In the same way I would like to disassociate Paramount Webmasters from the SEO field, it is also worth noting that a business can use direct mail or the phone for marketing (even Yahoo! cold called me asking me to join their ambassador program) and be an ethical business, but it is important to look for independent signs of quality and do a bit of research before buying from anyone who first contacts you. It is usually better to chose your business partners than to let them chose you.

Published: March 22, 2006 by Aaron Wall in marketing


March 22, 2006 - 11:00am

a margin based business that undercharges off the start is doomed to fail as the medium grows more competitive...

Can't completely agree...

March 22, 2006 - 11:12am

If they don't learn to fix their prices they eventually get priced out of the market by competitors better leveraging assets for profits.

For example, it was not hard for me to quickly spam-my-way-to-the-top-of-Google for about $100 in some categories a few years ago. I think I was top 5 for "search engine marketing" within about 8-9 months of jumping on the web on under $500 spend.

If today I had the the same knowledge set and resources I had back then I could not replicate that result.

It may still be possible in many categories, but a bit more is needed on the knowledge or resource front today in some fields (especially with Google over-emphasizing old linkage data from trusted domains).

Some people can do well if they eventually adjust their pricing, but I actually had to take on a partner to sell services because if I did it by myself still I would still notoriously underprice it and spread myself too thin.

It is a big mindset change to go from charging people a few dollars an hour to charging them what is needed to create something that will stand up to evolving search algorithms in hyper-competitive marketplaces.

March 22, 2006 - 11:45am

7 years ago, I landed my first SEO job... So your second point especially regarding confidence and low price resulted in problems me.

As I noticed a move toward paid inclusion and PPC, I foolishly believed that SEO was dead.

Its amazing to see just how mature the industry has become in recent years - Great post!!!


March 22, 2006 - 3:47pm

I see prices all over the board for SEO work from tens of thousands to to $40 or $50 dollars.

I believe more money will put in to search - seo - and optimizing websites for the search engines than website design in the future.

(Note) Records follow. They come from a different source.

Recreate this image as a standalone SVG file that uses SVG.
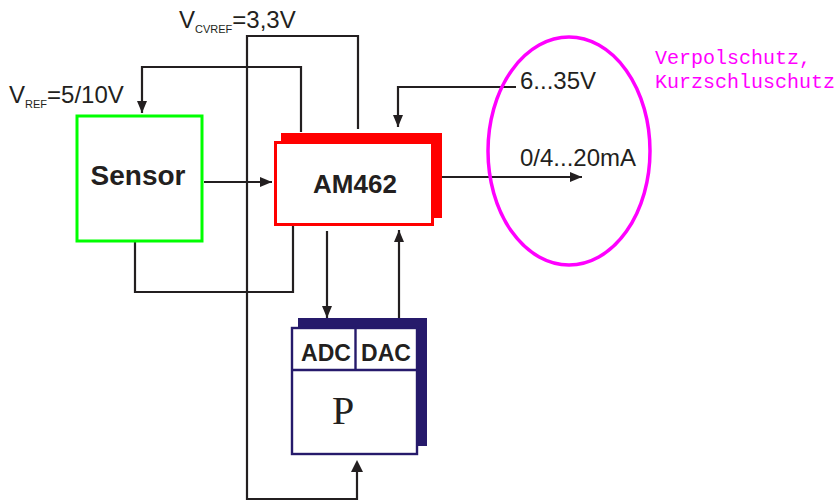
<svg xmlns="http://www.w3.org/2000/svg" width="839" height="501" viewBox="0 0 839 501">
<defs>
<marker id="ah" viewBox="0 0 12 10" refX="12" refY="5" markerWidth="12" markerHeight="10" markerUnits="userSpaceOnUse" orient="auto">
<path d="M0,0 L12,5 L0,10 Z" fill="#231f20"/>
</marker>
</defs>
<style>
.ln{fill:none;stroke:#231f20;stroke-width:2.2}
.arr{marker-end:url(#ah)}
.lbl{font-family:"Liberation Sans",Arial,sans-serif;fill:#231f20;font-size:24px}
.sub{font-size:11px}
.bold{font-family:"Liberation Sans",Arial,sans-serif;font-weight:bold;fill:#231f20}
</style>
<rect width="839" height="501" fill="#fff"/>
<g id="connectors">
<polyline class="ln" points="358,129 358,36 247,36 247,499 357,499 357,472"/>
<polyline class="ln arr" points="301,132 301,67 142,67 142,113"/>
<polyline class="ln arr" points="516,87 398,87 398,127"/>
<line class="ln arr" x1="204" y1="182" x2="272" y2="182"/>
<polyline class="ln" points="135,241 135,292 293,292 293,225"/>
<line class="ln arr" x1="327" y1="231" x2="327" y2="318"/>
<line class="ln arr" x1="399" y1="318" x2="399" y2="230"/>
<line class="ln arr" x1="442" y1="177" x2="582" y2="177"/>
<path d="M351,472 L357,460 L363,472 Z" fill="#231f20"/>
</g>
<g id="sensor">
<rect x="77" y="116" width="125" height="125" fill="#fff" stroke="#00ff00" stroke-width="3"/>
<text class="bold" x="138" y="185" font-size="28" text-anchor="middle">Sensor</text>
</g>
<g id="am462">
<rect x="281" y="133" width="161" height="85" fill="#ff0000"/>
<rect x="275.5" y="142.5" width="157" height="82" fill="#fff" stroke="#ff0000" stroke-width="3"/>
<text class="bold" x="355" y="193" font-size="26" text-anchor="middle">AM462</text>
</g>
<g id="mcu">
<rect x="298" y="318" width="129" height="128" fill="#261a6b"/>
<rect x="292" y="328" width="125" height="126" fill="#fff" stroke="#261a6b" stroke-width="2.4"/>
<line x1="292" y1="370" x2="417" y2="370" stroke="#261a6b" stroke-width="2.4"/>
<line x1="355.5" y1="328" x2="355.5" y2="370" stroke="#261a6b" stroke-width="2.4"/>
<text class="bold" x="326" y="361" font-size="23" text-anchor="middle">ADC</text>
<text class="bold" x="386" y="361" font-size="23" text-anchor="middle">DAC</text>
<text x="343" y="424" font-family="'Liberation Serif','Times New Roman',serif" font-size="40" fill="#231f20" text-anchor="middle">P</text>
</g>
<g id="protection">
<ellipse cx="569" cy="151" rx="81" ry="114" fill="none" stroke="#ff00ff" stroke-width="3.5"/>
<text x="655" y="64" font-family="'Liberation Mono','Courier New',monospace" font-size="20" fill="#ff00ff">Verpolschutz,</text>
<text x="655" y="88" font-family="'Liberation Mono','Courier New',monospace" font-size="20" fill="#ff00ff">Kurzschluschutz</text>
</g>
<g id="labels">
<text class="lbl" x="179" y="28">V<tspan class="sub" dy="5">CVREF</tspan><tspan dy="-5">=3,3V</tspan></text>
<text class="lbl" x="9" y="103">V<tspan class="sub" dy="5">REF</tspan><tspan dy="-5">=5/10V</tspan></text>
<text class="lbl" x="520" y="89">6...35V</text>
<text class="lbl" x="520" y="166">0/4...20mA</text>
</g>
</svg>
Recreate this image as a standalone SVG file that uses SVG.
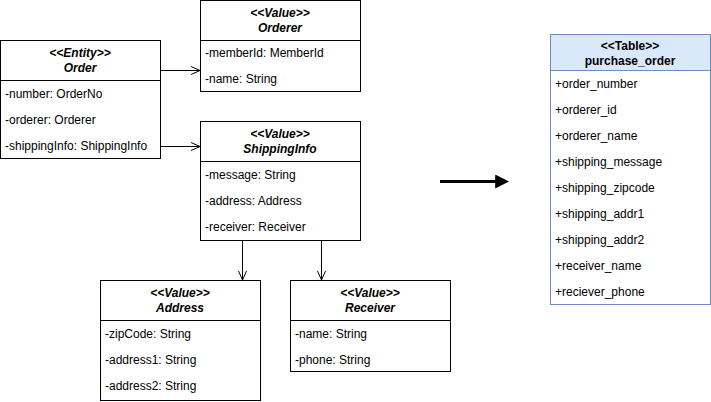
<svg xmlns="http://www.w3.org/2000/svg" width="711" height="402" viewBox="0 0 711 402">
<defs>
<marker id="open" viewBox="0 0 10 10" refX="10" refY="5" markerWidth="10" markerHeight="10" markerUnits="userSpaceOnUse" orient="auto">
<path d="M1,1 L10,5 L1,9" fill="none" stroke="#000" stroke-width="1"/>
</marker>
<marker id="solid" viewBox="0 0 10 10" refX="2" refY="5" markerWidth="14" markerHeight="14" markerUnits="userSpaceOnUse" orient="auto">
<path d="M0,0 L10,5 L0,10 Z" fill="#000"/>
</marker>
</defs>
<style>
.box{fill:#fff;stroke:#000;stroke-width:1}
.tbl{fill:#fff;stroke:#6c8ebf;stroke-width:1}
.tblh{fill:#dae8fc;stroke:#6c8ebf;stroke-width:1}
text{font-family:"Liberation Sans",Arial,sans-serif;font-size:12px;fill:#000}
.h{font-weight:bold;font-style:italic;text-anchor:middle}
.th{font-weight:bold;text-anchor:middle}
.a{dominant-baseline:central}
.c{fill:none;stroke:#000;stroke-width:1}
</style>
<rect width="711" height="402" fill="#fff"/>
<g id="order">
<rect class="box" x="0.5" y="40.5" width="160" height="118"/>
<line class="c" x1="0.5" y1="80.5" x2="160.5" y2="80.5"/>
<text class="h" x="80" y="57">&lt;&lt;Entity&gt;&gt;</text>
<text class="h" x="80" y="72">Order</text>
<text class="a" x="5" y="94">-number: OrderNo</text>
<text class="a" x="5" y="120">-orderer: Orderer</text>
<text class="a" x="5" y="146">-shippingInfo: ShippingInfo</text>
</g>
<g id="orderer">
<rect class="box" x="200.5" y="0.5" width="160" height="91"/>
<line class="c" x1="200.5" y1="40.5" x2="360.5" y2="40.5"/>
<text class="h" x="280" y="17">&lt;&lt;Value&gt;&gt;</text>
<text class="h" x="280" y="32">Orderer</text>
<text class="a" x="205" y="53">-memberId: MemberId</text>
<text class="a" x="205" y="79">-name: String</text>
</g>
<g id="shippinginfo">
<rect class="box" x="200.5" y="121.5" width="160" height="119"/>
<line class="c" x1="200.5" y1="161.5" x2="360.5" y2="161.5"/>
<text class="h" x="280" y="138">&lt;&lt;Value&gt;&gt;</text>
<text class="h" x="280" y="153">ShippingInfo</text>
<text class="a" x="205" y="175">-message: String</text>
<text class="a" x="205" y="201">-address: Address</text>
<text class="a" x="205" y="227">-receiver: Receiver</text>
</g>
<g id="address">
<rect class="box" x="100.5" y="280.5" width="160" height="120"/>
<line class="c" x1="100.5" y1="320.5" x2="260.5" y2="320.5"/>
<text class="h" x="180" y="297">&lt;&lt;Value&gt;&gt;</text>
<text class="h" x="180" y="312">Address</text>
<text class="a" x="105" y="334">-zipCode: String</text>
<text class="a" x="105" y="360">-address1: String</text>
<text class="a" x="105" y="386">-address2: String</text>
</g>
<g id="receiver">
<rect class="box" x="290.5" y="280.5" width="160" height="91"/>
<line class="c" x1="290.5" y1="320.5" x2="450.5" y2="320.5"/>
<text class="h" x="370" y="297">&lt;&lt;Value&gt;&gt;</text>
<text class="h" x="370" y="312">Receiver</text>
<text class="a" x="295" y="334">-name: String</text>
<text class="a" x="295" y="360">-phone: String</text>
</g>
<g id="purchase_order">
<rect class="tbl" x="550.5" y="34.5" width="160" height="270"/>
<rect class="tblh" x="550.5" y="34.5" width="160" height="36"/>
<text class="th" x="630" y="50">&lt;&lt;Table&gt;&gt;</text>
<text class="th" x="630" y="65">purchase_order</text>
<text class="a" x="555" y="84">+order_number</text>
<text class="a" x="555" y="110">+orderer_id</text>
<text class="a" x="555" y="136">+orderer_name</text>
<text class="a" x="555" y="162">+shipping_message</text>
<text class="a" x="555" y="188">+shipping_zipcode</text>
<text class="a" x="555" y="214">+shipping_addr1</text>
<text class="a" x="555" y="240">+shipping_addr2</text>
<text class="a" x="555" y="266">+receiver_name</text>
<text class="a" x="555" y="292">+reciever_phone</text>
</g>
<g id="connectors">
<line class="c" x1="160.5" y1="70.5" x2="200" y2="70.5" marker-end="url(#open)"/>
<line class="c" x1="160.5" y1="146.5" x2="200" y2="146.5" marker-end="url(#open)"/>
<line class="c" x1="242.5" y1="241" x2="242.5" y2="280" marker-end="url(#open)"/>
<line class="c" x1="321.5" y1="241" x2="321.5" y2="280" marker-end="url(#open)"/>
<line x1="440" y1="181.5" x2="498" y2="181.5" stroke="#000" stroke-width="3" marker-end="url(#solid)"/>
</g>
</svg>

My customers want to be found not beautiful

March 22, 2006 - 4:16pm

Very nice piece of work Aaron.

March 22, 2006 - 4:22pm

Hi Keith
The stuff at the $40 to $50 range is probably not providing much personalized attention.

$10,000's are the big projects. I guess those types of projects are in the takes money to make money category.

Thanks Todd. Your blog has been rocking for like at least the last year or so.

March 22, 2006 - 7:49pm

You´re not doing TOO big of a project for just 10k, are you?

March 31, 2006 - 4:13pm

You´re not doing TOO big of a project for just 10k, are you?

If it was 10K a month I surely would. 10K one time really depends is not hard to have a noticable impact in most markets with 10K.